Esta entrevista de Castello Branco ao O Globo provocou a seguinte conclusão de Rodrigo Guimarães Saturnino Braga em seu precioso trabalho.

“Como alternativa, pensava em ampliar o Campeonato dos Campeões, nos moldes do disputado pelos campeões estaduais da FBF no início de 1937, e que viria a ser implantado em 1959, com a Taça Brasil”.

Abrangência

Quando se trata de abrangência, é preciso pensar em cima da realidade de 1937. E ela é escancarada por Max Gehringer na série de revistas publicadas juntamente com a Placar e que foram chamadas de A saga da Jules Rimet, com a história das Copas sendo contadas em detalhes entre 1930 e 1970.
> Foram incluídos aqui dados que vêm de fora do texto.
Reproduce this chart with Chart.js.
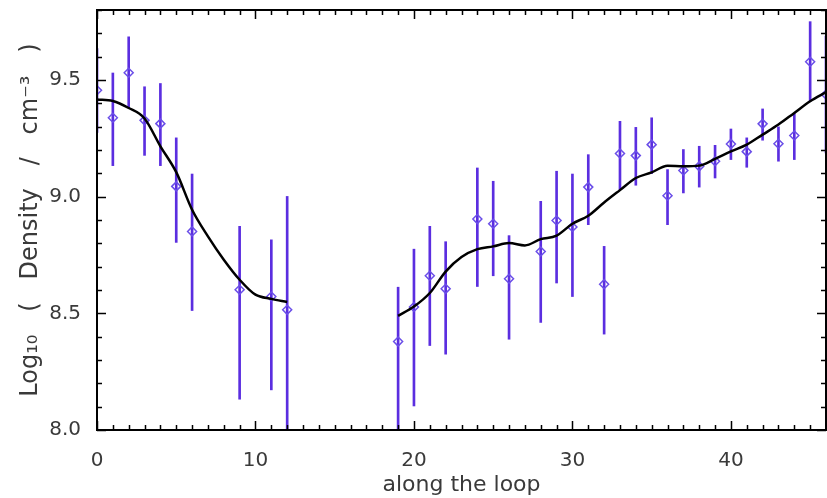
<!DOCTYPE html>
<html>
<head>
<meta charset="utf-8">
<script src="https://cdn.jsdelivr.net/npm/chart.js@4.4.1/dist/chart.umd.min.js"></script>
<style>
  html, body { margin: 0; padding: 0; background: #fff; }
  #wrap { width: 827px; height: 498px; }
</style>
</head>
<body>
<div id="wrap"><canvas id="density-chart"></canvas></div>
<script>
// measured positions along the loop
const pointX = [0, 1, 2, 3, 4, 5, 6, 9, 11, 12, 19, 20, 21, 22, 24, 25, 26, 28, 29, 30,
    31, 32, 33, 34, 35, 36, 37, 38, 39, 40, 41, 42, 43, 44, 45, 46];
const density = [9.456, 9.338, 9.531, 9.327, 9.313, 9.044, 8.851, 8.601, 8.572, 8.515,
    8.379, 8.527, 8.661, 8.605, 8.904, 8.884, 8.648, 8.765, 8.898, 8.870,
    9.041, 8.625, 9.185, 9.176, 9.223, 9.004, 9.112, 9.130, 9.152, 9.226,
    9.193, 9.312, 9.227, 9.262, 9.578, 9.438];
const errLow = [9.275, 9.133, 9.381, 9.177, 9.133, 8.804, 8.512, 8.132, 8.172, 7.95,
    7.9, 8.103, 8.362, 8.325, 8.615, 8.661, 8.389, 8.461, 8.630, 8.572,
    8.880, 8.411, 9.030, 9.049, 9.099, 8.880, 9.016, 9.041, 9.080, 9.159,
    9.126, 9.242, 9.152, 9.159, 9.409, 9.188];
const errHigh = [9.635, 9.530, 9.685, 9.471, 9.485, 9.252, 9.097, 8.873, 8.815, 9.001,
    8.612, 8.775, 8.873, 8.807, 9.123, 9.066, 8.833, 8.980, 9.109, 9.097,
    9.180, 8.787, 9.323, 9.297, 9.338, 9.116, 9.202, 9.216, 9.220, 9.290,
    9.252, 9.376, 9.299, 9.356, 9.750, 9.688];

// smooth fit, two pieces (gap between 12 and 19)
const fitX = [0, 1, 2, 3, 4, 5, 6, 7, 8, 9, 10, 11, 12, 13,
    19, 20, 21, 22, 23, 24, 25, 26, 27, 28, 29, 30, 31, 32,
    33, 34, 35, 36, 37, 38, 39, 40, 41, 42, 43, 44, 45, 46];
const fitY = [9.416, 9.41, 9.38, 9.335, 9.216, 9.105, 8.944, 8.83, 8.73, 8.644, 8.58, 8.562, 8.549, null,
    8.489, 8.529, 8.587, 8.679, 8.741, 8.775, 8.787, 8.801, 8.791, 8.818, 8.833, 8.884, 8.918, 8.975,
    9.028, 9.080, 9.104, 9.133, 9.130, 9.133, 9.162, 9.194, 9.223, 9.266, 9.309, 9.359, 9.409, 9.448];

const purple = "#5b2ee0";
const textColor = "#3a3a3a";

// frame + inward tick marks on all four sides
const framePlugin = {
    id: "frame",
    afterDatasetsDraw(chart) {
        const { ctx, chartArea: a, scales } = chart;
        ctx.save();
        ctx.strokeStyle = "#000";
        ctx.lineWidth = 1.5;
        ctx.beginPath();
        for (let v = 0; v <= 46; v++) {
            const px = Math.round(scales.x.getPixelForValue(v)) + 0.5;
            const len = v % 10 === 0 ? 9 : 5;
            ctx.moveTo(px, a.bottom); ctx.lineTo(px, a.bottom - len);
            ctx.moveTo(px, a.top); ctx.lineTo(px, a.top + len);
        }
        for (let i = 0; i <= 18; i++) {
            const v = 8 + i / 10;
            const py = Math.round(scales.y.getPixelForValue(v)) + 0.5;
            const len = i % 5 === 0 ? 9 : 5;
            ctx.moveTo(a.left, py); ctx.lineTo(a.left + len, py);
            ctx.moveTo(a.right, py); ctx.lineTo(a.right - len, py);
        }
        ctx.stroke();
        ctx.lineWidth = 2;
        ctx.strokeRect(a.left, a.top, a.right - a.left, a.bottom - a.top);
        ctx.restore();
    },
};

const ctx = document.getElementById("density-chart");

let densityChart = new Chart(ctx, {
    type: "scatter",
    data: {
        datasets: [
            {
                type: "line",
                label: "fit",
                data: fitX.map((x, i) => ({ x: x, y: fitY[i] })),
                borderColor: "#000",
                borderWidth: 2.5,
                pointRadius: 0,
                cubicInterpolationMode: "monotone",
                spanGaps: false,
                order: 0,
            },
            {
                type: "scatter",
                label: "density",
                data: pointX.map((x, i) => ({ x: x, y: density[i] })),
                pointStyle: "rectRot",
                pointRadius: 4.5,
                borderWidth: 1.5,
                borderColor: "#6a4ee8",
                backgroundColor: "rgba(0,0,0,0)",
                order: 1,
            },
            {
                type: "bar",
                label: "error",
                data: pointX.map((x, i) => ({ x: x, y: [errLow[i], errHigh[i]] })),
                backgroundColor: purple,
                barThickness: 2,
                borderWidth: 0,
                order: 2,
            },
        ],
    },
    options: {
        responsive: true,
        maintainAspectRatio: false,
        animation: false,
        layout: { autoPadding: false, padding: { top: 10, right: 1, left: 0, bottom: 0 } },
        plugins: {
            legend: { display: false },
            tooltip: { enabled: false },
        },
        scales: {
            x: {
                type: "linear",
                min: 0,
                max: 46,
                offset: false,
                grid: { display: false, drawTicks: false },
                border: { display: false },
                ticks: {
                    stepSize: 10,
                    includeBounds: false,
                    maxRotation: 0,
                    padding: 19,
                    color: textColor,
                    font: { family: "DejaVu Sans", size: 20 },
                },
                title: {
                    display: true,
                    text: "along the loop",
                    color: textColor,
                    font: { family: "DejaVu Sans", size: 22 },
                    padding: { top: 0, bottom: 0 },
                },
                afterFit(scale) {
                    scale.height = 68;
                    scale.paddingLeft = 0;
                    scale.paddingRight = 0;
                },
            },
            y: {
                type: "linear",
                min: 8,
                max: 9.8,
                grid: { display: false, drawTicks: false },
                border: { display: false },
                ticks: {
                    stepSize: 0.5,
                    includeBounds: false,
                    padding: 16,
                    color: textColor,
                    font: { family: "DejaVu Sans", size: 20 },
                    callback: (v) => v.toFixed(1),
                },
                title: {
                    display: true,
                    text: "Log₁₀   (   Density   /   cm⁻³   )",
                    color: textColor,
                    font: { family: "DejaVu Sans", size: 24 },
                    padding: { top: 16, bottom: 0 },
                },
                afterFit(scale) {
                    scale.width = 97;
                    scale.paddingTop = 0;
                    scale.paddingBottom = 0;
                },
            },
        },
    },
    plugins: [framePlugin],
});
</script>
</body>
</html>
Um ano após o Torneio dos Campeões, a Seleção Brasileira partiu para a disputa do Mundial de 1938, na França. A viagem é descrita por Gehringer.

A Seleção Brasileira embarcou no Rio de Janeiro em 30 de abril, no navio britânico Arlanza. Levou dois dias para chegar a Salvador, Mais um até Recife. O desembarque em Marselha, na França, só aconteceu em 15 de maio.
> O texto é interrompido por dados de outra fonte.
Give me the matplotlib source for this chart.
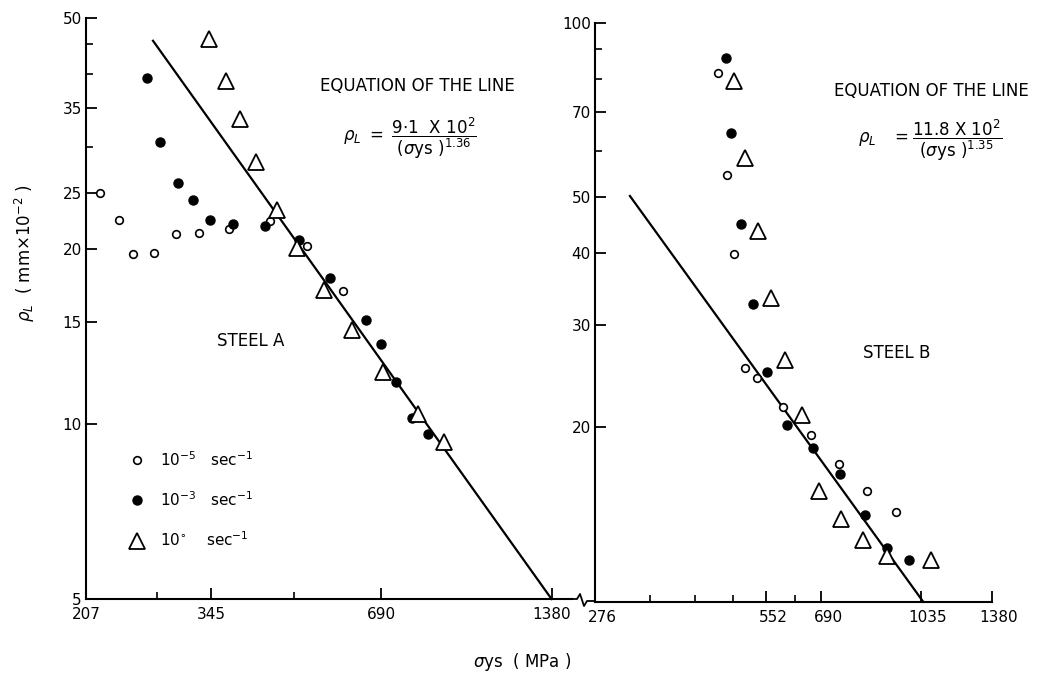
import matplotlib
matplotlib.use('Agg')
import matplotlib.pyplot as plt
import matplotlib.transforms as mtransforms
from matplotlib.lines import Line2D
from matplotlib.ticker import FixedLocator, NullFormatter

# Steel A: yield strength (MPa) vs rho_L (mm x 10^-2)
a_slow_x = [219, 237, 251, 273, 299, 328, 370, 439, 510, 591]
a_slow_y = [25.0, 22.4, 19.6, 19.7, 21.2, 21.3, 21.6, 22.3, 20.2, 16.9]
a_mid_x = [265, 280, 301, 320, 343, 377, 430, 494, 560, 648, 690, 733, 780, 834]
a_mid_y = [39.3, 30.5, 26.0, 24.3, 22.4, 22.1, 21.9, 20.7, 17.8, 15.1, 13.7, 11.8, 10.25, 9.6]
a_fast_x = [342, 366, 388, 414, 450, 490, 547, 611, 695, 801, 890]
a_fast_y = [45.9, 38.9, 33.5, 28.2, 23.3, 20.1, 17.0, 14.5, 12.3, 10.4, 9.3]
a_line_x = [272, 1380]
a_line_y = [45.6, 5.0]

# Steel B
b_slow_x = [455, 472, 484, 508, 533, 592, 662, 742, 832, 935]
b_slow_y = [82.0, 54.6, 39.9, 25.3, 24.3, 21.7, 19.4, 17.3, 15.5, 14.3]
b_mid_x = [469, 479, 499, 524, 554, 600, 669, 745, 825, 900, 986]
b_mid_y = [86.8, 64.4, 44.9, 32.7, 24.9, 20.2, 18.4, 16.6, 14.1, 12.4, 11.8]
b_fast_x = [485, 507, 535, 563, 596, 638, 685, 748, 819, 900, 1076]
b_fast_y = [79.3, 58.5, 43.7, 33.4, 26.2, 21.0, 15.5, 13.9, 12.8, 12.0, 11.8]
b_line_x = [318, 1044]
b_line_y = [50.2, 10.0]

# ticks
a_xticks = [207, 345, 690, 1380]
a_xminor = [276, 483]
a_yticks = [5, 10, 15, 20, 25, 35, 50]
a_yminor = [30, 40, 45]
b_xticks = [276, 552, 690, 1035, 1380]
b_xminor = [345, 414, 483, 621]
b_yticks = [20, 30, 40, 50, 70, 100]
b_yminor = [60, 80, 90]

rate_labels = [r'10$^{-5}$   sec$^{-1}$', r'10$^{-3}$   sec$^{-1}$', r'10$^{\circ}$    sec$^{-1}$']

W, H = 1055, 677
fig = plt.figure(figsize=(W / 100, H / 100), dpi=100)


def fxy(px, py):
    return px / W, 1 - py / H


ax_a = fig.add_axes([86 / W, 1 - 599 / H, (572 - 86) / W, (599 - 17.5) / H])
ax_b = fig.add_axes([595 / W, 1 - 601.7 / H, 397 / W, 579 / H])


def style_axis(ax, xlim, ylim, xt, xm, yt, ym):
    ax.set_xscale('log')
    ax.set_yscale('log')
    ax.set_xlim(*xlim)
    ax.set_ylim(*ylim)
    ax.xaxis.set_major_locator(FixedLocator(xt))
    ax.xaxis.set_minor_locator(FixedLocator(xm))
    ax.yaxis.set_major_locator(FixedLocator(yt))
    ax.yaxis.set_minor_locator(FixedLocator(ym))
    ax.set_xticklabels([str(v) for v in xt])
    ax.set_yticklabels([str(v) for v in yt])
    ax.xaxis.set_minor_formatter(NullFormatter())
    ax.yaxis.set_minor_formatter(NullFormatter())
    for s in ['top', 'right']:
        ax.spines[s].set_visible(False)
    for s in ['left', 'bottom']:
        ax.spines[s].set_linewidth(1.5)
    ax.tick_params(which='major', direction='in', length=8, width=1.3, labelsize=11, pad=3)
    ax.tick_params(which='minor', direction='in', length=5, width=1.2)
    ax.tick_params(axis='x', which='major', pad=6)


def draw_panel(ax, sx, sy, mx, my, fx, fy, lx, ly):
    ax.plot(lx, ly, color='black', lw=1.6)
    ax.plot(sx, sy, 'o', ls='none', ms=5.5, mfc='white', mec='black', mew=1.2, label=rate_labels[0])
    ax.plot(mx, my, 'o', ls='none', ms=6.5, mfc='black', mec='black', label=rate_labels[1])
    ax.plot(fx, fy, '^', ls='none', ms=11, mfc='white', mec='black', mew=1.3, label=rate_labels[2])


draw_panel(ax_a, a_slow_x, a_slow_y, a_mid_x, a_mid_y, a_fast_x, a_fast_y, a_line_x, a_line_y)
draw_panel(ax_b, b_slow_x, b_slow_y, b_mid_x, b_mid_y, b_fast_x, b_fast_y, b_line_x, b_line_y)

style_axis(ax_a, (207, 1500), (5, 50), a_xticks, a_xminor, a_yticks, a_yminor)
style_axis(ax_b, (276, 1380), (10, 100), b_xticks, b_xminor, b_yticks, b_yminor)
for ax in (ax_a, ax_b):
    for line in ax.get_lines():
        line.set_clip_on(False)

# right panel labels sit a little right of their ticks in the original
shift = mtransforms.ScaledTranslation(7 / 100, 0, fig.dpi_scale_trans)
for lab in ax_b.get_xticklabels():
    lab.set_transform(lab.get_transform() + shift)

ax_a.legend(loc='upper left', bbox_to_anchor=fxy(128, 450), bbox_transform=fig.transFigure,
            frameon=False, fontsize=11, borderpad=0, handlelength=1.2, handletextpad=0.9,
            labelspacing=1.4, borderaxespad=0)

# annotations
fig.text(*fxy(417, 86), 'EQUATION OF THE LINE', fontsize=12, ha='center', va='center')
fig.text(*fxy(410, 138),
         r'$\rho_L\ =\ \dfrac{9{\cdot}1\ \ \mathrm{X}\ 10^2}{(\sigma\mathrm{ys}\ )^{1.36}}$',
         fontsize=12, ha='center', va='center')
fig.text(*fxy(251, 341), 'STEEL A', fontsize=12, ha='center', va='center')

fig.text(*fxy(931, 91), 'EQUATION OF THE LINE', fontsize=12, ha='center', va='center')
fig.text(*fxy(930, 140),
         r'$\rho_L\quad =\dfrac{11.8\ \mathrm{X}\ 10^2}{(\sigma\mathrm{ys}\ )^{1.35}}$',
         fontsize=12, ha='center', va='center')
fig.text(*fxy(897, 353), 'STEEL B', fontsize=12, ha='center', va='center')

fig.text(*fxy(25, 253), r'$\rho_L$  ( mm$\times$10$^{-2}$ )', fontsize=12, rotation=90,
         ha='center', va='center')
fig.text(*fxy(522, 662), r'$\sigma$ys  ( MPa )', fontsize=12, ha='center', va='center')

# axis break mark between the panels
zx = [572, 577, 580, 584, 587, 595]
zy = [599, 599, 594, 606, 601, 601]
fig.add_artist(Line2D([x / W for x in zx], [1 - y / H for y in zy], color='black', lw=1.3))

fig.savefig('out.png', dpi=100)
Duas décadas depois, um ano antes da disputa da primeira edição da Taça Brasil, o Brasil foi à Suécia conquistar sua primeira Copa do Mundo. Max Gehringer descreve a viagem num DC-7 da Panair do Brasil, partindo também do Rio de Janeiro, do Galeão, numa viagem de 26 horas e meia.

Parece muito perto para os dias de hoje, mas 20 anos antes a Seleção precisou de mais de 360 horas para cruzar o Atlântico.
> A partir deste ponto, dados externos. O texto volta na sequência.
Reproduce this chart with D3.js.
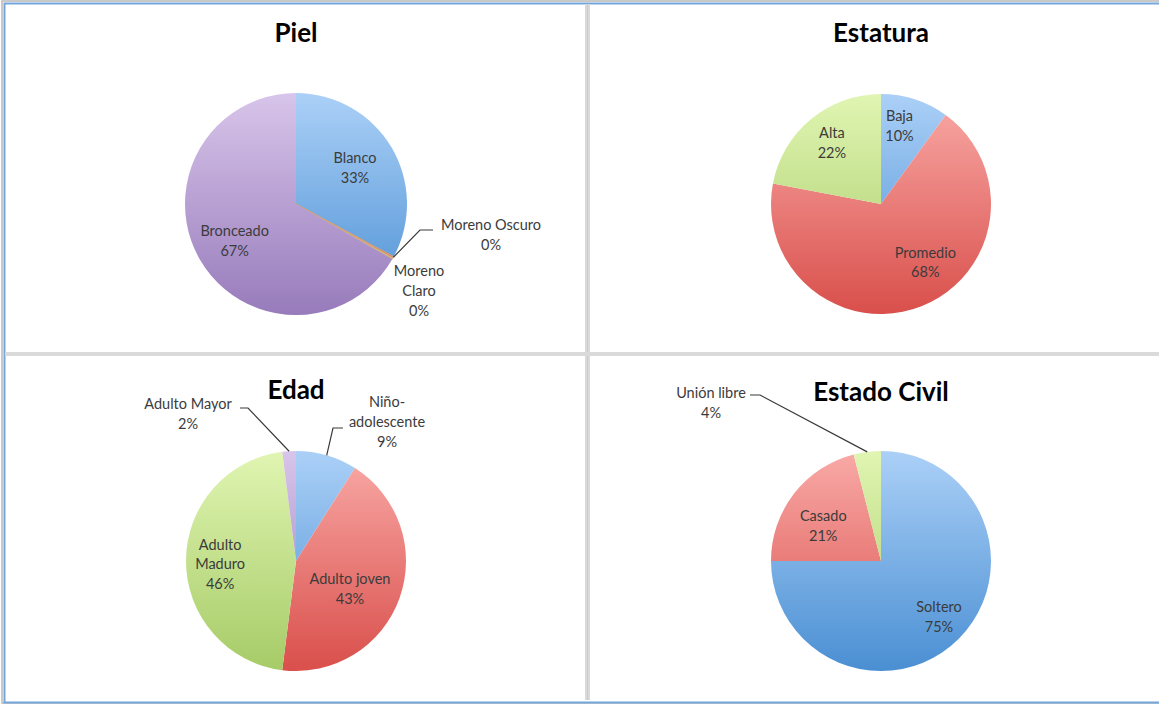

Isso evidencia a dificuldade de se comparar épocas. Num país continental como o Brasil, promover um torneio de grande abrangência em 1937 era uma tarefa quase impossível.

Até em 1959 isso era difícil, tanto que a Taça Brasil tinha as etapas preliminares sempre regionalizadas, para se evitar grandes deslocamentos para os clubes.

A equiparação do Torneio dos Campeões com o Campeonato Brasileiro é jurisprudência. E ela foi provocada justamente pela CBF, que em dezembro de 2010 resolveu comparar épocas ao promover a unificação dos títulos, como se isso fosse fazer Taça Brasil e Robertão valerem mais, o que não era necessário.